Monday, February 19, 2007

Well, What Would YOU Do?

Correct Verbal Etiquette

Occasionally I wind up in a conversation with someone who pronounces a word wrong, or at least differently from me. What is the proper etiquette for continuing the conversation? It is very disruptive to correct the person, requiring an extended explanation such as the one in the next paragraph. If the correction doesn't ignite an argument, it will at least embarrass the other party. Either way the conversation usually terminates prematurely. Should I intentionally mispronounce the word to subjugate myself to the error? Am I being honest when I do that? Ultimately, am I hurting my professional image? Or should I carry on the conversation with the correct pronunciation in each of my references as though we were speaking the same language? Certainly that behavior becomes quite noticeable and can negatively affect the conversation as well.

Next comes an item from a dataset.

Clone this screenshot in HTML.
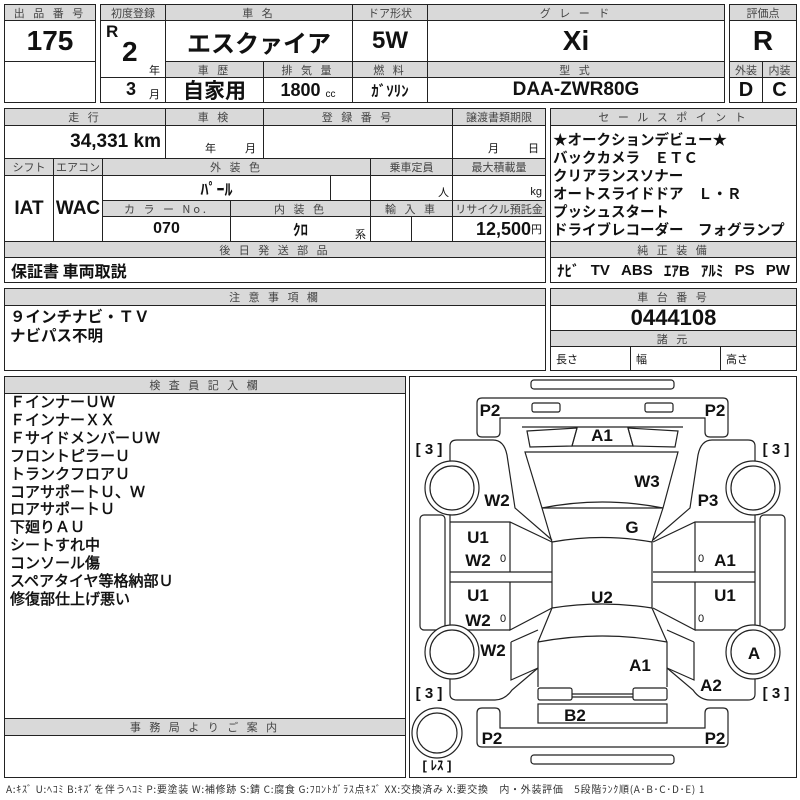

Often I encounter this problem in reference to the file extension GIF. Many geek-types want to pronounce it with the j-sound at the beginning. First, that's a peanut butter brand spelled Jif. Second, I encountered the JIFF file extension many years ago when I used a little image-viewing program called JPEGView. That freeware program produced an alternate image file with the JIFF extension. Though I know few people are even aware of that program and its extension, using that pronunciation creates confusion for me in conversation. Third, these same geek-types don't have any difficulty at all correctly pronouncing the GI letter combination with other words. To give would render a very different message than to jive. A gift is not a jift. Unless you are Riverdance a gig does not include a jig. And, though there is considerable discussion about bits versus bytes, there is no debate on how the prefix giga is pronounced. And, yes I acknowledge that there are absolutely legitimate soft pronunciations of the combination, but this is not one of them.

This challenge to verbal etiquette happened again recently. Meeting with a prospective customer, he pronounced a word incorrectly. Hoping to maintain my professional integrity without making an issue of the error, I opted to pronounce it correctly without correcting him. I found the experience to be quite awkward. Though nothing was ever said about it, and the meeting went well enough to last for a couple hours, I can’t help wonder how much effect the conversation will have on our business relationship in the future. If you have any light to shed on the subject, please feel free to comment.